Exercise
Your task is to quote exactly the run of lines that starts at the line containing "What matplotlib code" and ends at the line containing "1, 1, 1, 0, 0]", including both.

Dataset records
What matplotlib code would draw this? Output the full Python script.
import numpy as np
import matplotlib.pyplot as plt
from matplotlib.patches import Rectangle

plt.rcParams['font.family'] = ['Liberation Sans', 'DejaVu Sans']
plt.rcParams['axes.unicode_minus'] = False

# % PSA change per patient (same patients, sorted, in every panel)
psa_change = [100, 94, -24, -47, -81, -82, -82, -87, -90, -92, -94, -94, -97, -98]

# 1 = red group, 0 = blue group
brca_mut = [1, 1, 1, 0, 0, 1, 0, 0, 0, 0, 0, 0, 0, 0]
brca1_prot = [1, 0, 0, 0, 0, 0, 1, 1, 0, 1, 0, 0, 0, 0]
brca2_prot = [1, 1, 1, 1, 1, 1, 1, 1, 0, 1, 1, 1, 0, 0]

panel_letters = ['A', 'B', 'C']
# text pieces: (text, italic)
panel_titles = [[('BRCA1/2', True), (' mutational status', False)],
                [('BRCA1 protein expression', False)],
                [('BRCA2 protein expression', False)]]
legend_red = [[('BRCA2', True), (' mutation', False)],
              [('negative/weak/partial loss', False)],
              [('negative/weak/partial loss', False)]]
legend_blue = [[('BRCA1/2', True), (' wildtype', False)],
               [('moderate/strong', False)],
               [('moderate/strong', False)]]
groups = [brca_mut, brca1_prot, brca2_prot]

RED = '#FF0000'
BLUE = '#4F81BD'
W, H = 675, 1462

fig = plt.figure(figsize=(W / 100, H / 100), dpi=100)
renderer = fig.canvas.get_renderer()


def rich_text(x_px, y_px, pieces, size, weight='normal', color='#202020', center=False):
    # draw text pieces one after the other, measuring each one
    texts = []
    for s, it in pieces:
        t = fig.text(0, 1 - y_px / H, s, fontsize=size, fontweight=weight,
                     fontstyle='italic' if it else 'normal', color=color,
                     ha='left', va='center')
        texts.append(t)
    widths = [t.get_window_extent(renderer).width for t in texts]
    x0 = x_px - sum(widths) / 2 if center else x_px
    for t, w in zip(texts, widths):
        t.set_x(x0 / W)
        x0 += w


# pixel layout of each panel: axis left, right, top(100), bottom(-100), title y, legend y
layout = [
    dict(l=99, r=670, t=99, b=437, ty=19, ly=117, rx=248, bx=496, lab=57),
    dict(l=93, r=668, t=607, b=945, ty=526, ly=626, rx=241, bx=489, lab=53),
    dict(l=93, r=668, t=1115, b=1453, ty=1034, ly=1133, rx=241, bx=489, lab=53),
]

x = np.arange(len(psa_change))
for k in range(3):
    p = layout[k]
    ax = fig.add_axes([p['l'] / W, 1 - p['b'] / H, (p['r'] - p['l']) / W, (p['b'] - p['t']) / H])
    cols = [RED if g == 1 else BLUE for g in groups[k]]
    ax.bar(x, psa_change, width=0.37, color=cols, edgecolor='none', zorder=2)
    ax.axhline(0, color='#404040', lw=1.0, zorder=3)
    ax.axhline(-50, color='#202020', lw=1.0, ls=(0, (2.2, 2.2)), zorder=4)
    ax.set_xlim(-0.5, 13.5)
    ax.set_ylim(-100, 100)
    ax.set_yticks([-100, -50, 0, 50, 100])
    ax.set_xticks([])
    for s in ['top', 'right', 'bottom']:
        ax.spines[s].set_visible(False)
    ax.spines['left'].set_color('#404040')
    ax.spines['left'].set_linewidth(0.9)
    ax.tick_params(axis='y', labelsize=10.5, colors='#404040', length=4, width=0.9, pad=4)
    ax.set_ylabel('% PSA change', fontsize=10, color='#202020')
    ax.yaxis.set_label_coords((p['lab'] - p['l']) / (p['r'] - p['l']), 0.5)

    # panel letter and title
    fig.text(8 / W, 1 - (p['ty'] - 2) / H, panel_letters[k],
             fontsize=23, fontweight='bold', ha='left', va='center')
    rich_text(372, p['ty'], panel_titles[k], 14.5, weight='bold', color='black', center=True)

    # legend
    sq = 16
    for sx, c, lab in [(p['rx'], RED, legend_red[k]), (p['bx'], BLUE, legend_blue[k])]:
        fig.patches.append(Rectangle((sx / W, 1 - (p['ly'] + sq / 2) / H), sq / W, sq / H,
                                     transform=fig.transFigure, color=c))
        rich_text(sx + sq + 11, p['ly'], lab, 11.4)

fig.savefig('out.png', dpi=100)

---

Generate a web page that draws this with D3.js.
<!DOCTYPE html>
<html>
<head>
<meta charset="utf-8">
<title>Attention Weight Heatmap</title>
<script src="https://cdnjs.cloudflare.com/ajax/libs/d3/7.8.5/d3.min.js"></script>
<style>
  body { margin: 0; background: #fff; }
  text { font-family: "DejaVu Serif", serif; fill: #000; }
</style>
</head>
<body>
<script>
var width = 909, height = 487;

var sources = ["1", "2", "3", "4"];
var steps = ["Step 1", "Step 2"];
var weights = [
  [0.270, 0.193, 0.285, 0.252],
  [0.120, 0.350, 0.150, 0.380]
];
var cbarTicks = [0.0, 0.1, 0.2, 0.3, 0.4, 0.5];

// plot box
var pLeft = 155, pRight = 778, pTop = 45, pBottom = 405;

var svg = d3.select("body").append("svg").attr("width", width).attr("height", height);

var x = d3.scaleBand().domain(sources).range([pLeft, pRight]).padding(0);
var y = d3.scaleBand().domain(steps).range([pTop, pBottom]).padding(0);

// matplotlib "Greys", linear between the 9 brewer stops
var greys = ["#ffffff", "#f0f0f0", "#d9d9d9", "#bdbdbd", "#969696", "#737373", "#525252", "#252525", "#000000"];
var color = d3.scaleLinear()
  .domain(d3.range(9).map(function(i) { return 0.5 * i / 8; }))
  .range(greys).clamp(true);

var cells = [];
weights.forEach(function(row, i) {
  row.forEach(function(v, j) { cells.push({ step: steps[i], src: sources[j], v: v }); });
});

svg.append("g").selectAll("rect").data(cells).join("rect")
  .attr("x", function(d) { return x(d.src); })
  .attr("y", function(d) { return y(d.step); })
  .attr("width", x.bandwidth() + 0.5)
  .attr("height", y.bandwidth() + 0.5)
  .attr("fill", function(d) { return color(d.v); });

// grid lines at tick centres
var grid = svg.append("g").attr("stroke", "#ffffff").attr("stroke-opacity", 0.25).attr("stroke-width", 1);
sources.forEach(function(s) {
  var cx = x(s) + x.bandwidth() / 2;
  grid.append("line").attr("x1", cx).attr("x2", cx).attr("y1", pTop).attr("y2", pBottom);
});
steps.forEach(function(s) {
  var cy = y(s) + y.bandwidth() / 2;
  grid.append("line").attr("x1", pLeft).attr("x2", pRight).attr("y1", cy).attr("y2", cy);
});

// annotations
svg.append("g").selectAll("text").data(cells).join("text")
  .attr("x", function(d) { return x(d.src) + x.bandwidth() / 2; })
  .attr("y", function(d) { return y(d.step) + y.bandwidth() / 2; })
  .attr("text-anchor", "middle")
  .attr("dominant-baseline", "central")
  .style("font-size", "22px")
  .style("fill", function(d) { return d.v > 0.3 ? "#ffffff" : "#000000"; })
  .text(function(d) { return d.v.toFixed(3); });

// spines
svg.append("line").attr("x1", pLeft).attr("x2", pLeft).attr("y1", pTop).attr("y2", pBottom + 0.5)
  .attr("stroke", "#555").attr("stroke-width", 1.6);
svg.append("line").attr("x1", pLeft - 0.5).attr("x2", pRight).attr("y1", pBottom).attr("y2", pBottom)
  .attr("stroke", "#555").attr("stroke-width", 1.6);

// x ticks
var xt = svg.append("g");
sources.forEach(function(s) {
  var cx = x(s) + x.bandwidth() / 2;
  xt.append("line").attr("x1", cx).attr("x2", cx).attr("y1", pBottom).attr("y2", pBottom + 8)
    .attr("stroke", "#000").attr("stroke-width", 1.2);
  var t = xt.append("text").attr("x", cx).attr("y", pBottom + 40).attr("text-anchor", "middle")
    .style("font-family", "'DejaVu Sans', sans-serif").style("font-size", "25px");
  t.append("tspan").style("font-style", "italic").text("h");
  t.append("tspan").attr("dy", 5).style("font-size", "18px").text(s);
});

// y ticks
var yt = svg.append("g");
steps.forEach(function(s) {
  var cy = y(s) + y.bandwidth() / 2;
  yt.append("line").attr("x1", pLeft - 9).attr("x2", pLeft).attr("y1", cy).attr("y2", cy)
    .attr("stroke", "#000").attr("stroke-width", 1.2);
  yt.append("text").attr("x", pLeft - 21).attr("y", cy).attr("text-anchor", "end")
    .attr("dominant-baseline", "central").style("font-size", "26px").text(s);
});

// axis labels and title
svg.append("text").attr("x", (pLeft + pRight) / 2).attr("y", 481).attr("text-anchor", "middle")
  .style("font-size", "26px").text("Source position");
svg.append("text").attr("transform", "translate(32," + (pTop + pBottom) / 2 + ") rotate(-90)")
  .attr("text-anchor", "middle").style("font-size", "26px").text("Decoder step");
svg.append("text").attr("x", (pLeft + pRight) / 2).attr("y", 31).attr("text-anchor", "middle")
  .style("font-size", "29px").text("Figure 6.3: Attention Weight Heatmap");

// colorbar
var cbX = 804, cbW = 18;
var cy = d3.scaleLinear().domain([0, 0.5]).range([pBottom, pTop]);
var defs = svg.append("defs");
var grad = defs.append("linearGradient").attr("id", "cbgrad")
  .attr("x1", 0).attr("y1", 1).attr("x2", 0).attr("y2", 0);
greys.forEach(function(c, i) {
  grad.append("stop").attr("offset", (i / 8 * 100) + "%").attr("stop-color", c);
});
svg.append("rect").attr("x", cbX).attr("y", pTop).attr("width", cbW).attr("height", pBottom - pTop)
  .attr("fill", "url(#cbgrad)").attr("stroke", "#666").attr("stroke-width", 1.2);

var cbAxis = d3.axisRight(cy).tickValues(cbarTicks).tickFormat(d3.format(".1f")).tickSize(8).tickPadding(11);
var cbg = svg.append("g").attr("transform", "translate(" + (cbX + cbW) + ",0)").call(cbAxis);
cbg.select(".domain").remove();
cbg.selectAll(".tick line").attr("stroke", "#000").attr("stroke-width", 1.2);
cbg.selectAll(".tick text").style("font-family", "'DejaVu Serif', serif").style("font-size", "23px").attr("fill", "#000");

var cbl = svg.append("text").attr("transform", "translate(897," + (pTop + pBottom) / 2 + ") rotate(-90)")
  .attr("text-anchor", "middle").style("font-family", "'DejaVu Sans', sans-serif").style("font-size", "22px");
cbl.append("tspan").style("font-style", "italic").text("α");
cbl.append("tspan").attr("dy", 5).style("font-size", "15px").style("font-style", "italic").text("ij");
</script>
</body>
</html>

Response
What matplotlib code would draw this? Output the full Python script.
import numpy as np
import matplotlib.pyplot as plt
from matplotlib.patches import Rectangle

plt.rcParams['font.family'] = ['Liberation Sans', 'DejaVu Sans']
plt.rcParams['axes.unicode_minus'] = False

# % PSA change per patient (same patients, sorted, in every panel)
psa_change = [100, 94, -24, -47, -81, -82, -82, -87, -90, -92, -94, -94, -97, -98]

# 1 = red group, 0 = blue group
brca_mut = [1, 1, 1, 0, 0, 1, 0, 0, 0, 0, 0, 0, 0, 0]
brca1_prot = [1, 0, 0, 0, 0, 0, 1, 1, 0, 1, 0, 0, 0, 0]
brca2_prot = [1, 1, 1, 1, 1, 1, 1, 1, 0, 1, 1, 1, 0, 0]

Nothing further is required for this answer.